Ce mouvement initié le 20 avril avec le slogan « Ne fais pas mal à ma poche » et lancé de manière anonyme sur les réseaux sociaux vise principalement les stations-service AFRIQUIA (dont le ministre de l'agriculture Aziz Akhannouch est le principal actionnaire), l'eau minérale SIDI ALI (propriété de Miriem Bensalah, ex-présidente du patronat marocain) et le lait DANONE, tous accusés d’abuser de leurs positions hégémoniques pour vendre leurs produits trop chers.
Le mouvement qui a pris une ampleur considérable, affecte la quasi-totalité des villes du pays. Il s'inscrit dans la droite ligne de divers mouvements sociaux provoqués par la pauvreté, qui ont éclaté depuis deux ans. Un rapport des Nations Unies publié en 2016 estimait à 60 % le nombre de pauvres au Maroc.
Les Marocains souffrent de la médiocrité de leur niveau de vie ; leur pouvoir d'achat serait d'environ un quart de celui des Espagnols, selon un rapport de la Banque mondiale diffusé en octobre, qui estimait que leur niveau de vie était équivalent à « celui des Français en 1950 ». Actuellement, le salaire moyen ne dépasse pas 350 euros dans le pays et l'équivalent du SMIC près de 120 euros.
Le pays a pourtant connu une croissance forte, l'an dernier (4 %), une inflation maîtrisée et des flux d'investissements étrangers bien plus élevés que ses voisins. Mais le chômage frappe toujours plus d'un jeune sur quatre, et jusqu’à 43 % en milieu urbain. Le marché du travail de ce pays de 35 millions d'habitants doit absorber près de 500.000 jeunes par an, des jeunes qui manifestent régulièrement leur colère, notamment dans la région du Rif depuis vingt mois.
Central Danone, la filiale du groupe français a vu son chiffre d'affaires plonger de 50 % en six semaines, suite à ce mouvement de protestation contre la vie chère.
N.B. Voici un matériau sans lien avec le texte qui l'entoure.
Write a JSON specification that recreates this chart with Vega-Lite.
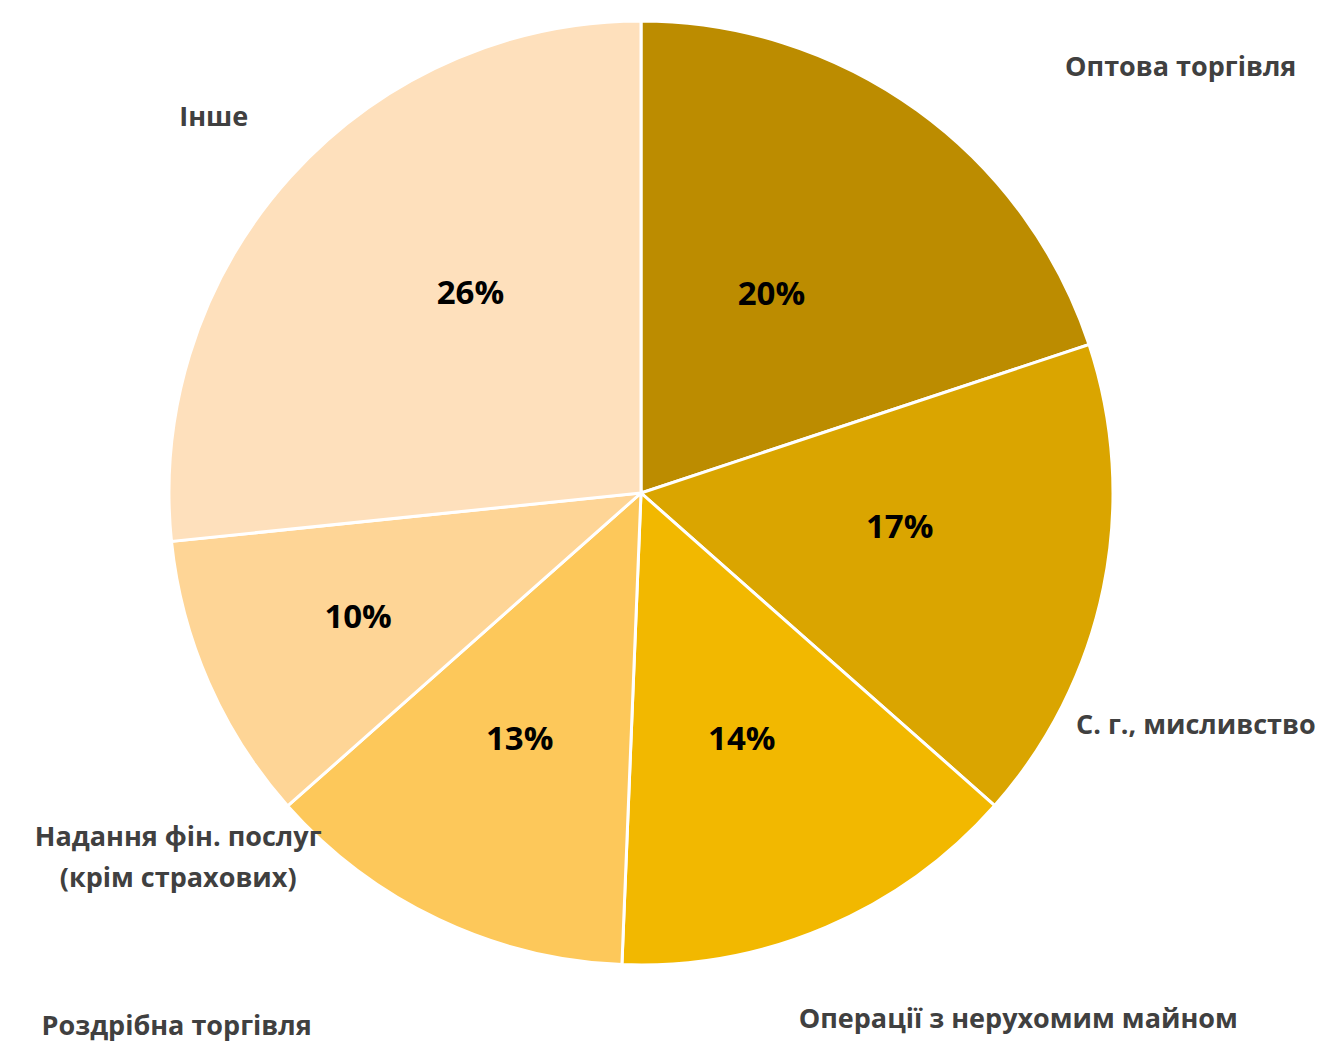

Ce mouvement, s'avère tout à fait dommageable pour Centrale Danone, la filiale locale du groupe, accusée de vendre trop cher ses produits. Cotée à la Bourse de Casablanca, elle prévoit une chute significative de son chiffre d'affaires et de son résultat net au premier semestre 2018.
Commerçants et restaurateurs hésitent désormais à acheter les produits de Danone par crainte de ne pas pouvoir les vendre.
Face à cette situation que le pouvoir marocain juge « inquiétante », sans parvenir à la contrôler, Centrale Danone a décidé de diminuer très significativement (30 %) sa collecte de lait auprès de ses 120.000 éleveurs et a mis un terme à près de 900 contrats d'intérimaires. Craignant de perdre leurs emplois, des centaines de salariés de Centrale Danone ont manifesté devant le Parlement à Rabat, ces derniers jours. On considère également que les agriculteurs qui livrent Danone, ont perdu un tiers de leur revenu, avec ce boycott, perte de revenu qui sera particulièrement douloureuse pour les petits éleveurs.
Le Patron de Danone, Emmanuel Faber s’est rendu mardi dernier (26 juin) à Casablanca afin de rencontrer des éleveurs, des épiciers et des consommateurs locaux. Il a également assuré sur les réseaux sociaux, de sa volonté de d’écoute et de compréhension du phénomène.
Au Maroc, le mouvement est d'autant plus pris au sérieux que nul ne voit de raison pour que cesse le boycott. Ceux qui l'alimentent affirment qu'ils n'arrêteront pas leur action tant qu'ils n'auront pas obtenu une baisse des prix des produits visés. Ce mouvement selon certains est également révélateur d’une méfiance croissante vis-à-vis des partis politiques, perçus comme les défenseurs d'une caste économique qui ne porte plus la voix des électeurs.